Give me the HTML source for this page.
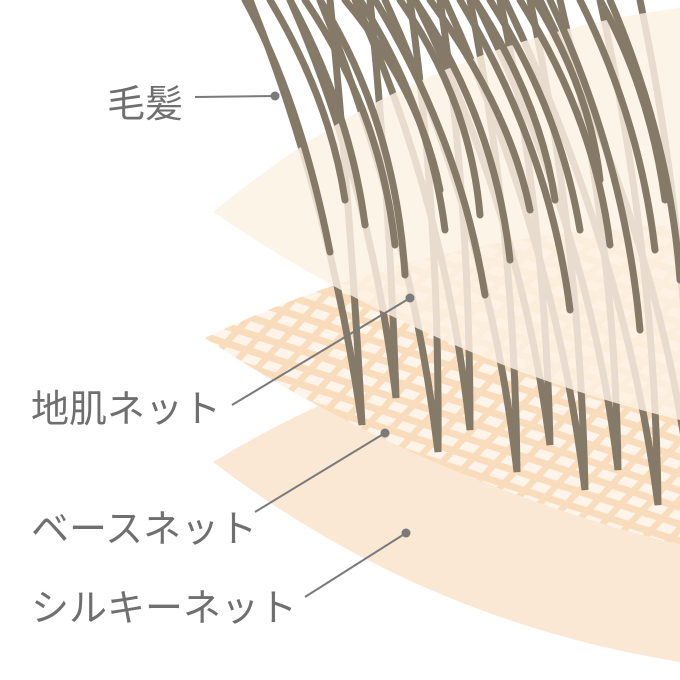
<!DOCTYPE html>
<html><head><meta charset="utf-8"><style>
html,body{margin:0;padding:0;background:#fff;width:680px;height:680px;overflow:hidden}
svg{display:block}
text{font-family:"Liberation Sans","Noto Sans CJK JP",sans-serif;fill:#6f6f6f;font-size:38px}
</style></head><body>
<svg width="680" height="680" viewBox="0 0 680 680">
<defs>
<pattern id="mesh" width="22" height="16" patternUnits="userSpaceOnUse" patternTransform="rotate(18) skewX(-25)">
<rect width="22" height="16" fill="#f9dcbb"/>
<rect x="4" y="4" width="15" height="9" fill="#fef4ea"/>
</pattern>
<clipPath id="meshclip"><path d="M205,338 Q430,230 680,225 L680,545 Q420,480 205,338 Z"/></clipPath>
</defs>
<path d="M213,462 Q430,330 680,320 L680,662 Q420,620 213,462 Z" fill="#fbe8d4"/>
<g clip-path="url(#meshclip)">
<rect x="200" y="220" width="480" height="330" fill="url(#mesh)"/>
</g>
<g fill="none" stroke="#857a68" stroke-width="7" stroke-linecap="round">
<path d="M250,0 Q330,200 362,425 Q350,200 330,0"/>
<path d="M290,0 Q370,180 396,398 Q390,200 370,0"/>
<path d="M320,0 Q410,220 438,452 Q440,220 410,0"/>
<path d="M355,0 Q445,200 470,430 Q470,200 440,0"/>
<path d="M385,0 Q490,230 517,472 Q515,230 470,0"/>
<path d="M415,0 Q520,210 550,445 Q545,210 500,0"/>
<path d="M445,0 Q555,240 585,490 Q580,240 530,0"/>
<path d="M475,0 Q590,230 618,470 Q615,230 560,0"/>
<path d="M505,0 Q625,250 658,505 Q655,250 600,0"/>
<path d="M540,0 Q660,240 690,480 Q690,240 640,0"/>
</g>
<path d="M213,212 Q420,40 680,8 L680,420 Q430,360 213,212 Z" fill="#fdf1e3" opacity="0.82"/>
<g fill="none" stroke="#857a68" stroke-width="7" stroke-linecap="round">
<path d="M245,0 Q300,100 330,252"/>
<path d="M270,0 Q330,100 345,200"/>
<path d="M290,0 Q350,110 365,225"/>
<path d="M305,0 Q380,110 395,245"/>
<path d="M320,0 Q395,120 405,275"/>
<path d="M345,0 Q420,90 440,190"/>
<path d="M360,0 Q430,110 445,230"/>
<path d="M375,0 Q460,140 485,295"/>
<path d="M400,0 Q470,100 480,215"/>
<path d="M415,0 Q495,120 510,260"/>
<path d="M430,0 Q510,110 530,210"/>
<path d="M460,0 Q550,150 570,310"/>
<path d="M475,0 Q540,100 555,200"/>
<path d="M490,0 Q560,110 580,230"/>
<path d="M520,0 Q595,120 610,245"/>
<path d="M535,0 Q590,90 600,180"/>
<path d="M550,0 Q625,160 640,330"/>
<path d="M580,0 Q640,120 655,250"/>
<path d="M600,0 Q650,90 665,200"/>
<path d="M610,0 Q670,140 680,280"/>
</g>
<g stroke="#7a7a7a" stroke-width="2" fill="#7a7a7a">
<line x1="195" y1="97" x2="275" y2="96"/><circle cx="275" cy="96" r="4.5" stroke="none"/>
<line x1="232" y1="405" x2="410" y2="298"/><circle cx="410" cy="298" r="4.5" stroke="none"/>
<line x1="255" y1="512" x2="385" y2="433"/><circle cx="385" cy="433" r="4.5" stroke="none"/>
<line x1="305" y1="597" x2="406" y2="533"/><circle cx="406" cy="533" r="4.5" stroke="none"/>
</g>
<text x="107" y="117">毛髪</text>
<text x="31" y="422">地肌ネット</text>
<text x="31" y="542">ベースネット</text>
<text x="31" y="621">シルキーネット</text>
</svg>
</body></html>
◆ ◆ ◆ ◆ ◆ ◆ ◆
Reproduce each line exactly, please, except for any pictures.

[Completed exercise]:
Give me the HTML source for this page.
<!DOCTYPE html>
<html><head><meta charset="utf-8"><style>
html,body{margin:0;padding:0;background:#fff;width:680px;height:680px;overflow:hidden}
svg{display:block}
text{font-family:"Liberation Sans","Noto Sans CJK JP",sans-serif;fill:#6f6f6f;font-size:38px}
</style></head><body>
<svg width="680" height="680" viewBox="0 0 680 680">
<defs>
<pattern id="mesh" width="22" height="16" patternUnits="userSpaceOnUse" patternTransform="rotate(18) skewX(-25)">
<rect width="22" height="16" fill="#f9dcbb"/>
<rect x="4" y="4" width="15" height="9" fill="#fef4ea"/>
</pattern>
<clipPath id="meshclip"><path d="M205,338 Q430,230 680,225 L680,545 Q420,480 205,338 Z"/></clipPath>
</defs>
<path d="M213,462 Q430,330 680,320 L680,662 Q420,620 213,462 Z" fill="#fbe8d4"/>
<g clip-path="url(#meshclip)">
<rect x="200" y="220" width="480" height="330" fill="url(#mesh)"/>
</g>
<g fill="none" stroke="#857a68" stroke-width="7" stroke-linecap="round">
<path d="M250,0 Q330,200 362,425 Q350,200 330,0"/>
<path d="M290,0 Q370,180 396,398 Q390,200 370,0"/>
<path d="M320,0 Q410,220 438,452 Q440,220 410,0"/>
<path d="M355,0 Q445,200 470,430 Q470,200 440,0"/>
<path d="M385,0 Q490,230 517,472 Q515,230 470,0"/>
<path d="M415,0 Q520,210 550,445 Q545,210 500,0"/>
<path d="M445,0 Q555,240 585,490 Q580,240 530,0"/>
<path d="M475,0 Q590,230 618,470 Q615,230 560,0"/>
<path d="M505,0 Q625,250 658,505 Q655,250 600,0"/>
<path d="M540,0 Q660,240 690,480 Q690,240 640,0"/>
</g>
<path d="M213,212 Q420,40 680,8 L680,420 Q430,360 213,212 Z" fill="#fdf1e3" opacity="0.82"/>
<g fill="none" stroke="#857a68" stroke-width="7" stroke-linecap="round">
<path d="M245,0 Q300,100 330,252"/>
<path d="M270,0 Q330,100 345,200"/>
<path d="M290,0 Q350,110 365,225"/>
<path d="M305,0 Q380,110 395,245"/>
<path d="M320,0 Q395,120 405,275"/>
<path d="M345,0 Q420,90 440,190"/>
<path d="M360,0 Q430,110 445,230"/>
<path d="M375,0 Q460,140 485,295"/>
<path d="M400,0 Q470,100 480,215"/>
<path d="M415,0 Q495,120 510,260"/>
<path d="M430,0 Q510,110 530,210"/>
<path d="M460,0 Q550,150 570,310"/>
<path d="M475,0 Q540,100 555,200"/>
<path d="M490,0 Q560,110 580,230"/>
<path d="M520,0 Q595,120 610,245"/>
<path d="M535,0 Q590,90 600,180"/>
<path d="M550,0 Q625,160 640,330"/>
<path d="M580,0 Q640,120 655,250"/>
<path d="M600,0 Q650,90 665,200"/>
<path d="M610,0 Q670,140 680,280"/>
</g>
<g stroke="#7a7a7a" stroke-width="2" fill="#7a7a7a">
<line x1="195" y1="97" x2="275" y2="96"/><circle cx="275" cy="96" r="4.5" stroke="none"/>
<line x1="232" y1="405" x2="410" y2="298"/><circle cx="410" cy="298" r="4.5" stroke="none"/>
<line x1="255" y1="512" x2="385" y2="433"/><circle cx="385" cy="433" r="4.5" stroke="none"/>
<line x1="305" y1="597" x2="406" y2="533"/><circle cx="406" cy="533" r="4.5" stroke="none"/>
</g>
<text x="107" y="117">毛髪</text>
<text x="31" y="422">地肌ネット</text>
<text x="31" y="542">ベースネット</text>
<text x="31" y="621">シルキーネット</text>
</svg>
</body></html>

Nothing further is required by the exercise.